>> START
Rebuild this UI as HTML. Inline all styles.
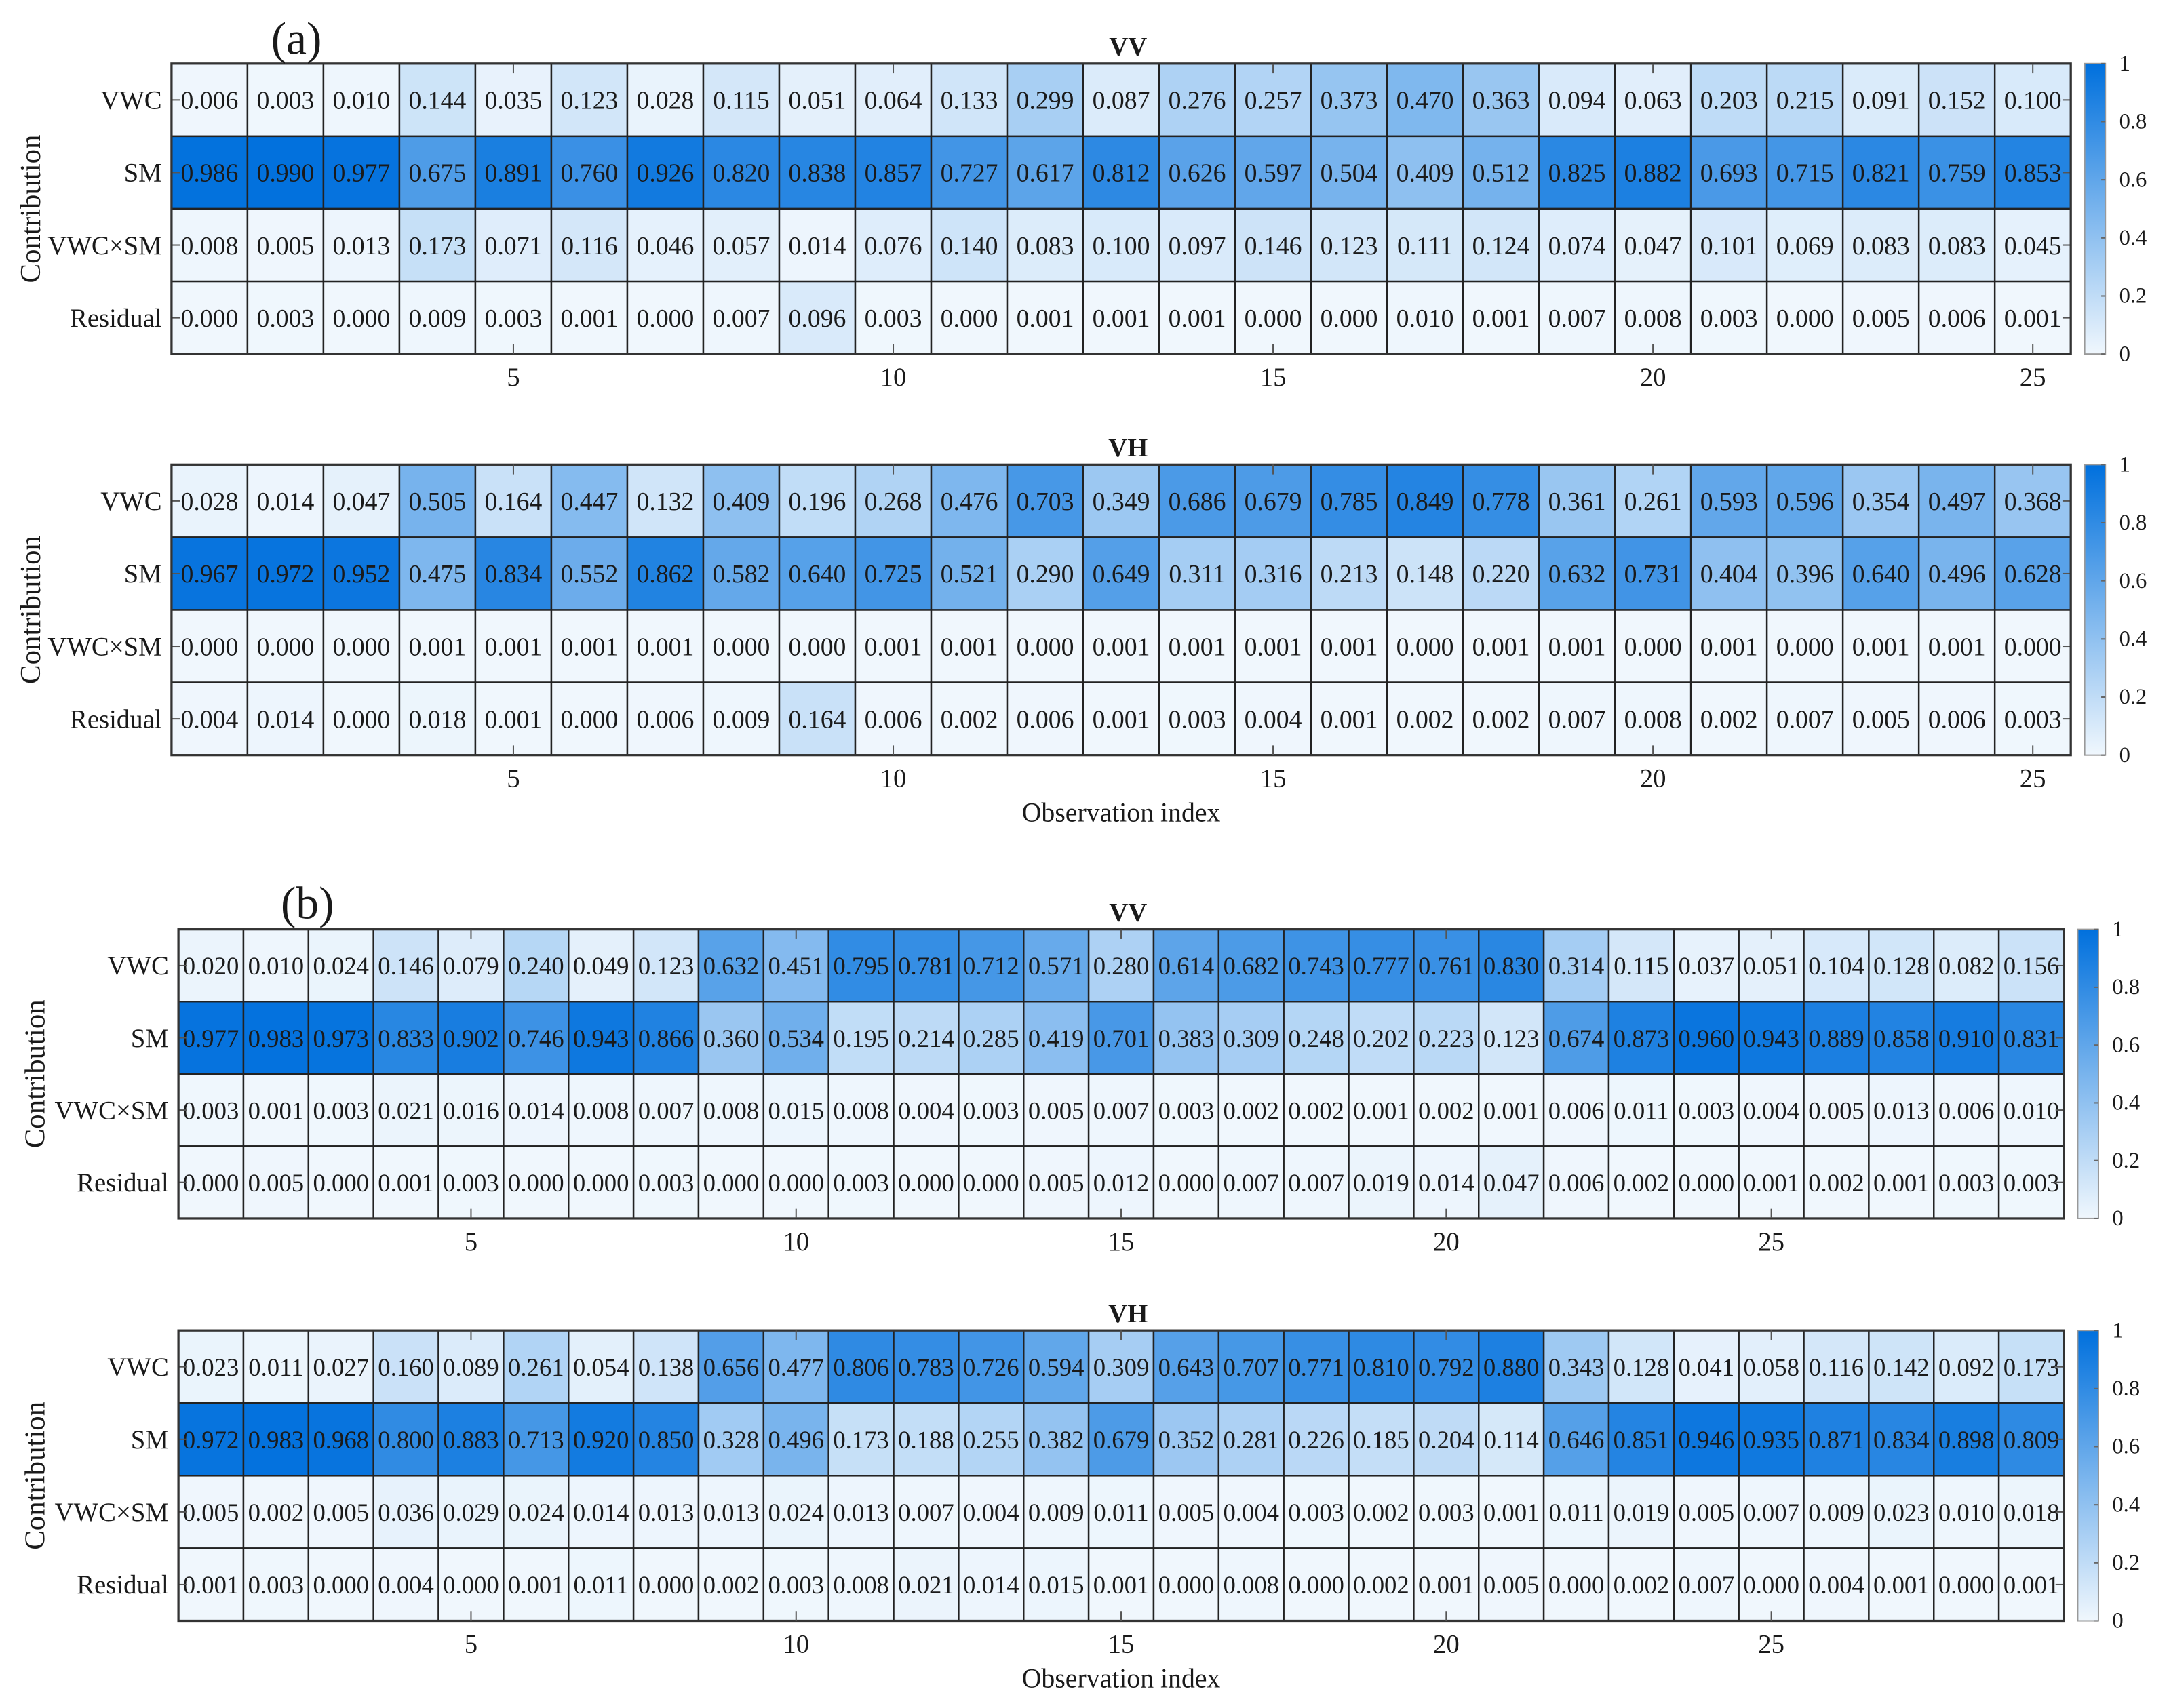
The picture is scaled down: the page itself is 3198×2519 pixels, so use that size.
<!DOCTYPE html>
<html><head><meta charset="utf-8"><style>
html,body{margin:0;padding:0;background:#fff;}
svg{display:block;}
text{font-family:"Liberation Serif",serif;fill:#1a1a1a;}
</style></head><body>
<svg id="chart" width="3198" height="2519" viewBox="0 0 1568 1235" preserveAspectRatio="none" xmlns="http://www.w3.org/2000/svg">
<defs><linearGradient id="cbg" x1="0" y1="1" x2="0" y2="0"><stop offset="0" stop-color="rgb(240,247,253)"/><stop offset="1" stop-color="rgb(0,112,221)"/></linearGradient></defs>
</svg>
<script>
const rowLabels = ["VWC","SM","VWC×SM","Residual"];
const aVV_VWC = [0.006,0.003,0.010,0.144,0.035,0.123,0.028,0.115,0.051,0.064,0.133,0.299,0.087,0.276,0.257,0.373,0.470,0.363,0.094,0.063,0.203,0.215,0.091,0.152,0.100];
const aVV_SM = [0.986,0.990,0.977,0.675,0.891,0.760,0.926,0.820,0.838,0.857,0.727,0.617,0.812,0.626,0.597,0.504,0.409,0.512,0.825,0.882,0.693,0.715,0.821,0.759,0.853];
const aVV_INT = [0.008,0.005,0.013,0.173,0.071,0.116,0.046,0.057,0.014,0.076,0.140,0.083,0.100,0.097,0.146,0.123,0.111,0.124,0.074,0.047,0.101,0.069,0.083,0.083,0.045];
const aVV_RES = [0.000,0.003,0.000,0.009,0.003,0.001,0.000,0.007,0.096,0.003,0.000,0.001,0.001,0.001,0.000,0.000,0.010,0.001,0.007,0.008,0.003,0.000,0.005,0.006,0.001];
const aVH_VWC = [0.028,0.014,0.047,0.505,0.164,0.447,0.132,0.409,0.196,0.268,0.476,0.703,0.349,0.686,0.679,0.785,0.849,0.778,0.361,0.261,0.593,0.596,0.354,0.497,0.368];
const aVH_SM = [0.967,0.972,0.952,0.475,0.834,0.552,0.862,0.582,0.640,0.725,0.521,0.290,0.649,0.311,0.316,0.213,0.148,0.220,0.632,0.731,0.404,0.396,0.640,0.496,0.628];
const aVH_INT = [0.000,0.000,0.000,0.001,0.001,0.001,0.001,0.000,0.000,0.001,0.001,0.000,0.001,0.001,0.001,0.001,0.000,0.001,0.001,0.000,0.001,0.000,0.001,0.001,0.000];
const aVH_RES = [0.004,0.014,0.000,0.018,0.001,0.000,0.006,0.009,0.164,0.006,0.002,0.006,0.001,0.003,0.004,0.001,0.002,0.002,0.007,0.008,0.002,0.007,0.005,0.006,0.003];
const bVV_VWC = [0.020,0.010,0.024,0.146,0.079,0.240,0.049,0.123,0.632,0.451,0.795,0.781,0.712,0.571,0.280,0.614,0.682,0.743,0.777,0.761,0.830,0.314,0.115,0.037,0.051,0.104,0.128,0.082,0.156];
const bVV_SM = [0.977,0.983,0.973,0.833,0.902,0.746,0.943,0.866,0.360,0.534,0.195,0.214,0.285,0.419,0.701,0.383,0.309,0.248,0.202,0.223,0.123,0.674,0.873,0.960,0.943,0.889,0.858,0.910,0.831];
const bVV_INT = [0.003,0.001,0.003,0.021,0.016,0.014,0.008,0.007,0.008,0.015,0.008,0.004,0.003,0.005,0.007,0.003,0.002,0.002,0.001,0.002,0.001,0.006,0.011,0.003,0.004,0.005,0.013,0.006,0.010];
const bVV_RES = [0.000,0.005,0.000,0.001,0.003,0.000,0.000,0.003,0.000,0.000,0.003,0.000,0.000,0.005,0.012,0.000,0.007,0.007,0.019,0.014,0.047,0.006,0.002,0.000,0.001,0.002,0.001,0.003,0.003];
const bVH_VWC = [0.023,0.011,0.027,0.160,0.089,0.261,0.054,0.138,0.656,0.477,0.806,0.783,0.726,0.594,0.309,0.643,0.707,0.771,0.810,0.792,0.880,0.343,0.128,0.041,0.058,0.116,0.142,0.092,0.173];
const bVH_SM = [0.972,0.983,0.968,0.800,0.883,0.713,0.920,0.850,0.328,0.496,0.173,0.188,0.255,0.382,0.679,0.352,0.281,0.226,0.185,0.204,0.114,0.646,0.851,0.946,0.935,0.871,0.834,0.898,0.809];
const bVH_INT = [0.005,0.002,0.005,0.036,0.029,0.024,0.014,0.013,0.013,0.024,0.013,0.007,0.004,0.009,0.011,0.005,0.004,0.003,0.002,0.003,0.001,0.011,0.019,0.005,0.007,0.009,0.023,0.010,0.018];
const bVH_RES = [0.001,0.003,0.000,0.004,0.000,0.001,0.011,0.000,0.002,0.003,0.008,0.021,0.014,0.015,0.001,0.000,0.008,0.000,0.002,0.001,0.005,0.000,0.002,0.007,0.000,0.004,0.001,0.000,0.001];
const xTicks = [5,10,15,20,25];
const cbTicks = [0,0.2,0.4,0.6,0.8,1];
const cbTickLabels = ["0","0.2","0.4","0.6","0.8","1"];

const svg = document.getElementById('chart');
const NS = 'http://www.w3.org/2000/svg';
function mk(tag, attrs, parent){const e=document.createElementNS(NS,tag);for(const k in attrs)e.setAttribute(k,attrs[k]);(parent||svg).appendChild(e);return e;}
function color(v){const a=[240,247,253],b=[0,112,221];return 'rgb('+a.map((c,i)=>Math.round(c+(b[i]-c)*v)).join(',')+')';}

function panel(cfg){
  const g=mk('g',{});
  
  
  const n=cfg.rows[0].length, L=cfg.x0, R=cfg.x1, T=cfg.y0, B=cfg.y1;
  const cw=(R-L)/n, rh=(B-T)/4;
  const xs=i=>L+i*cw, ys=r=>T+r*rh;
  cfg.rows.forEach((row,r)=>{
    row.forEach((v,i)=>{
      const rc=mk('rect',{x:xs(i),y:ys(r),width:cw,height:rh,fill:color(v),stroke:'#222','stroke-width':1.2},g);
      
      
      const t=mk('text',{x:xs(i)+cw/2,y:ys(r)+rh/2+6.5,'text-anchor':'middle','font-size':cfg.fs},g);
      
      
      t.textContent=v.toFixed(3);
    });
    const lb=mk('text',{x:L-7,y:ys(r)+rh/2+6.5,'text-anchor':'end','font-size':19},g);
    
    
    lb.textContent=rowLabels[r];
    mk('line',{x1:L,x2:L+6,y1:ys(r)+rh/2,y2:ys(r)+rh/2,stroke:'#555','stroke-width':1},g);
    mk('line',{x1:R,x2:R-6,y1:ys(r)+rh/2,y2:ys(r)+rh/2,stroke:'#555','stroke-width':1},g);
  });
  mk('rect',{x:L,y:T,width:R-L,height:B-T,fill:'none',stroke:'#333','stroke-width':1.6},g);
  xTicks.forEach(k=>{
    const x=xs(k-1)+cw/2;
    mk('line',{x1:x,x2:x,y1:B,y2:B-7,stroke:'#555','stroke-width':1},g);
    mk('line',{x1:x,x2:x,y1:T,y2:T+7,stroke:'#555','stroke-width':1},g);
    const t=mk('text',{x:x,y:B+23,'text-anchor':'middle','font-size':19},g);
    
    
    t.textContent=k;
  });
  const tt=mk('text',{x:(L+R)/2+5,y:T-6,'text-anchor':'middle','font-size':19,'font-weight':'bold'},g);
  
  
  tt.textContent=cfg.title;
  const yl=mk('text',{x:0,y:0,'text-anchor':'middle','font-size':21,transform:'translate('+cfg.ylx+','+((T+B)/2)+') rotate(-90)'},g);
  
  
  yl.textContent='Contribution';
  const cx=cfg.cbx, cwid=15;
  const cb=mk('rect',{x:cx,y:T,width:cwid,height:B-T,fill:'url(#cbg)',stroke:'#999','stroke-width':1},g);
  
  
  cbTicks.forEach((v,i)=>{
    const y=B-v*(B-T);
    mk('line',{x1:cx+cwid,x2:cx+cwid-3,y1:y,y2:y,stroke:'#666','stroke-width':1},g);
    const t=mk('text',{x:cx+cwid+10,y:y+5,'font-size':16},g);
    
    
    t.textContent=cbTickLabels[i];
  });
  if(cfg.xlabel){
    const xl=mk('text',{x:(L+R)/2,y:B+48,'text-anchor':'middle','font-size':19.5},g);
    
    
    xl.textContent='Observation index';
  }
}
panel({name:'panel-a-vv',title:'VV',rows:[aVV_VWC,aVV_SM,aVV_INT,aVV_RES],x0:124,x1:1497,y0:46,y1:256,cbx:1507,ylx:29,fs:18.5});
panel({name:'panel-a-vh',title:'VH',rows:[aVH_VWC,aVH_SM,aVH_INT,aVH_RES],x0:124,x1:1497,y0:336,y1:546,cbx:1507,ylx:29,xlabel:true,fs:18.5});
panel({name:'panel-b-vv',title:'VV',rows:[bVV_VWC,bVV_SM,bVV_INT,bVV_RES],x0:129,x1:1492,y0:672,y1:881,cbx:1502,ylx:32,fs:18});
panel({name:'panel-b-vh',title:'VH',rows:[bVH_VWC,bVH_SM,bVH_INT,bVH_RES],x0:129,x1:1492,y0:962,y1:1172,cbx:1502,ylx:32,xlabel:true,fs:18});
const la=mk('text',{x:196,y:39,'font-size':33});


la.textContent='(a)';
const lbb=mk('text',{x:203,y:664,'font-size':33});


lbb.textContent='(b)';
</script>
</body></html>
>> END
[SHORT PROBLEM]: Which lines hold the word "size"? Copy every one of them.

[CORRECT OUTPUT]:
The picture is scaled down: the page itself is 3198×2519 pixels, so use that size.
      const t=mk('text',{x:xs(i)+cw/2,y:ys(r)+rh/2+6.5,'text-anchor':'middle','font-size':cfg.fs},g);
    const lb=mk('text',{x:L-7,y:ys(r)+rh/2+6.5,'text-anchor':'end','font-size':19},g);
    const t=mk('text',{x:x,y:B+23,'text-anchor':'middle','font-size':19},g);
  const tt=mk('text',{x:(L+R)/2+5,y:T-6,'text-anchor':'middle','font-size':19,'font-weight':'bold'},g);
  const yl=mk('text',{x:0,y:0,'text-anchor':'middle','font-size':21,transform:'translate('+cfg.ylx+','+((T+B)/2)+') rotate(-90)'},g);
    const t=mk('text',{x:cx+cwid+10,y:y+5,'font-size':16},g);
    const xl=mk('text',{x:(L+R)/2,y:B+48,'text-anchor':'middle','font-size':19.5},g);
const la=mk('text',{x:196,y:39,'font-size':33});
const lbb=mk('text',{x:203,y:664,'font-size':33});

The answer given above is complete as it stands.